More Food Safety Risks in the Fragmented Supply Chain
We have analyzed the recent KFC chicken safety issue exposed by China's media. KFC China manages more than 500 suppliers and approximately 30 chicken providers. Out of the 30 providers, only one is farming its own chickens while the rest contract farmers at lower costs. Furthermore, only 0.1% of the chickens sourced from contract farmers have been sampled for safety testing. Chinese farmers are increasingly aggressive in abusing toxic chemicals such as antibiotics and anti-depressants (especially in the summers to calm down tightly caged chicken) to increase the yield and maximize profits. As the new administration tightens food safety practices, especially among the mom and pop poultry farmers, KFC China will face more frequent sample tests and heightened media scrutiny.
The Inevitable: Law of Diminishing Returns
The KFC China example reflects a common midlife fatigue that many other multinationals will inevitably experience in China after the initial honeymooning period is over. As local competition catches up to the intrigue of new international products, offering similar value and experience for lower costs, other factors will come into play that threaten to squeeze the profits of international companies such as YUM! Brand.

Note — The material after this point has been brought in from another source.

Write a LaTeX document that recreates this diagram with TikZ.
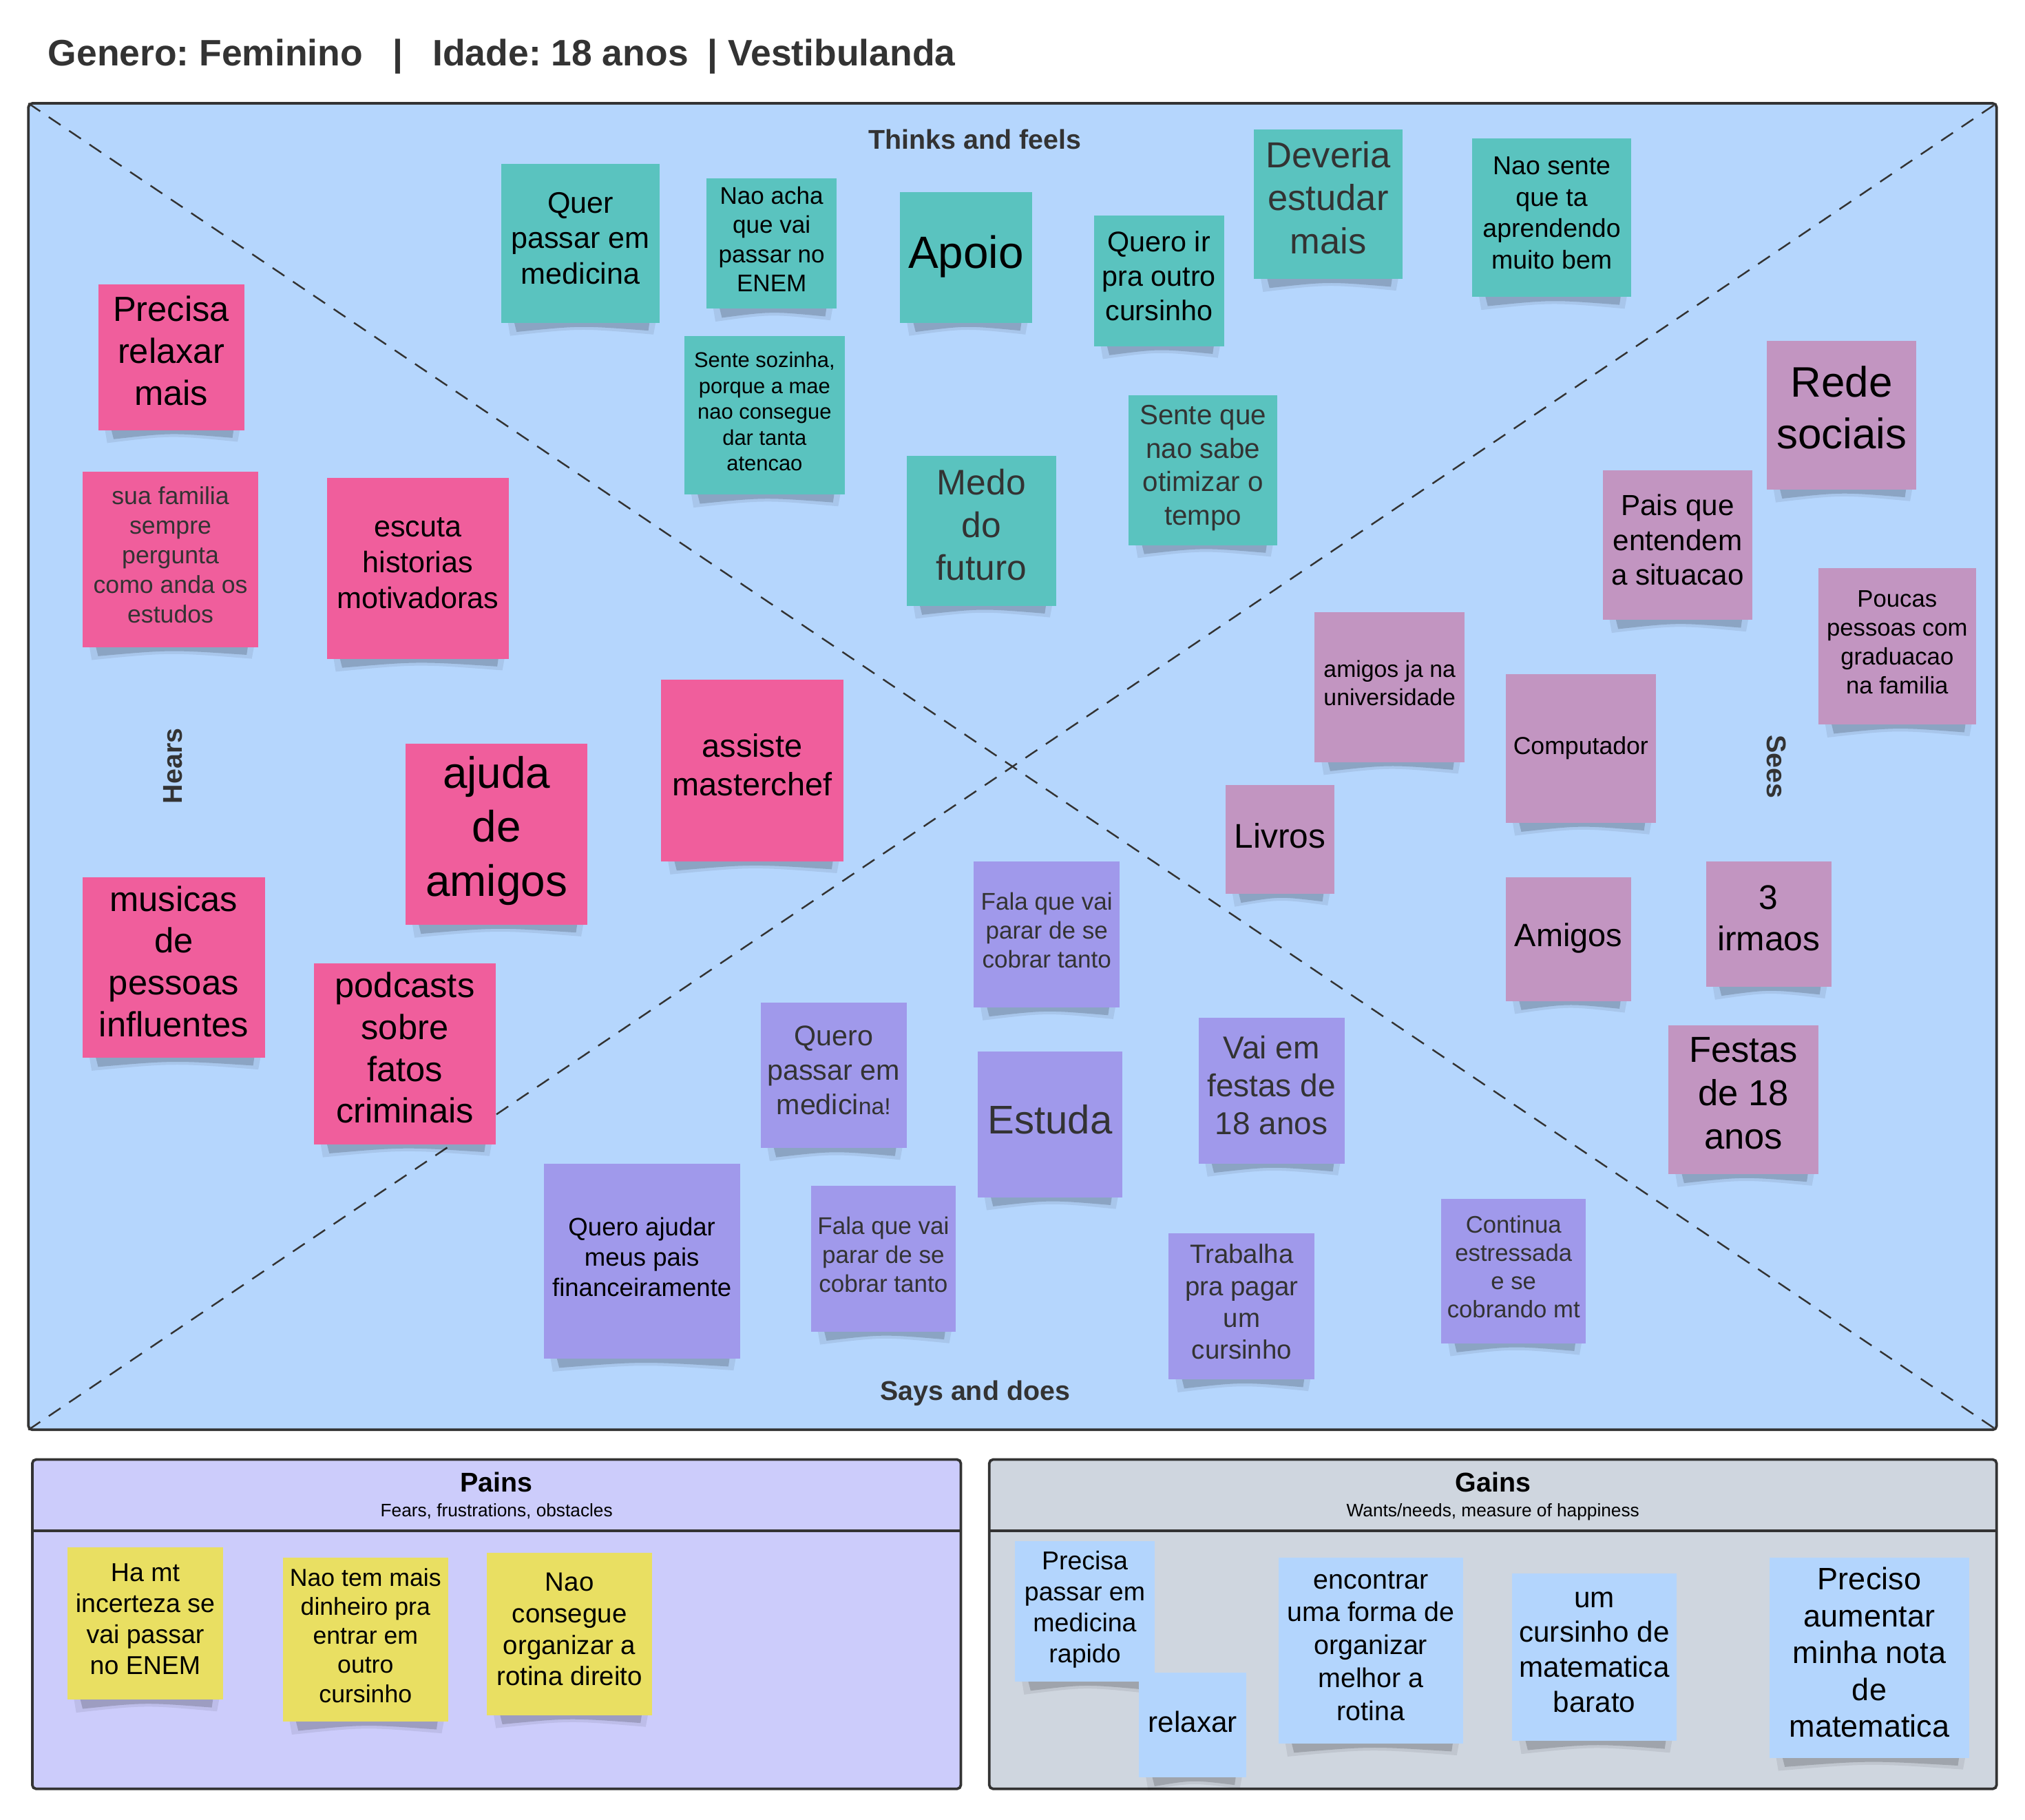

The recent CCTV expose on KFC China can be viewed as one of these factors. Drawing attention to food safety issues of one multinational undoubtedly has a knock-on effect of promoting restaurants that exist as alternatives. One might even view the expose as "helping" local casual dining restaurants to gain back some market share.
Much like the over-expansion of government-led infrastructure projects, KFC China will experience diminishing returns if it continues to expand into areas with lower spending power. This, coupled with a decline in store traffic, heightened competition, a cooling economy, and rising food safety scrutiny, KFC China will have plenty of challenges to tackle in the coming years.
Disclosure: I am short YUM. I wrote this article myself, and it expresses my own opinions. I am not receiving compensation for it. I have no business relationship with any company whose stock is mentioned in this article.
Additional disclosure: Research is contributed by Goldpebble Research, an independent researchfirm specializing in data engineering and analysis. Goldpebble is headquartered in Singapore, with R&D operations in China.